Carnegie Science Center heads back into the woods for Blair Witch Project 20th anniversary screening | Pittsburgh City Paper

Carnegie Science Center heads back into the woods for Blair Witch Project 20th anniversary screening

Carnegie Science Center heads back into the woods for Blair Witch Project 20th anniversary screening
Artisan Entertainment
The Blair Witch Project

Any hardcore horror geek remembers their first encounter with The Blair Witch Project. For me, it was a full-page ad in Entertainment Weekly heralding the "totally true story" of three student filmmakers disappearing in the woods of Maryland — to make matters spookier, I read it while staying at my friend’s cabin in middle-of-nowhere Pennsylvania. On June 1, Carnegie Science Center will celebrate the 20th anniversary of the movie that sent us running and screaming into the dark unknown of the 21st century for a special Science on Screen event.

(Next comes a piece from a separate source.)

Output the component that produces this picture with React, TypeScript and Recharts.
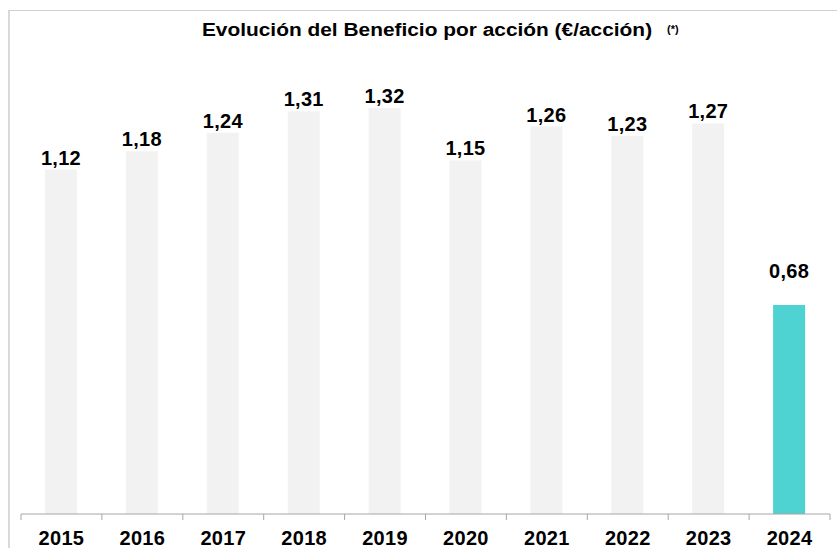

Taking place at the center’s Rangos Giant Cinema, the evening features a talk by noted sociologist and author Dr. Margee Kerr, whose research looks into the science of fear. She believes The Blair Witch Project’s success was due to its immersive found-footage style and the uncertainty of the then-burgeoning internet age.

“We’re there with [the characters], lost in the woods, in the dark, alone, and we feel the intense vulnerability coupled with lack of control,” says Kerr. “It's not just a great recipe for fear — it mirrors how many of us felt in the late '90s as we began to adapt to living in the unknown online world, where the boundaries between entertainment and reality were disappearing.” 

While horror movies like Cannibal Holocaust used documentary elements before, The Blair Witch Project used it to greater effect, coupled with the power of hype (check out the fake TV documentary and still-functioning website, blairwitch.com/project/main, that fooled audiences into buying the film’s legitimacy). In a time when the horror genre was taking a cynical, post-Scream meta route, fans were looking for something new, something terrifying, something — for lack of a better term — real. The Blair Witch Project delivered just that, and then some.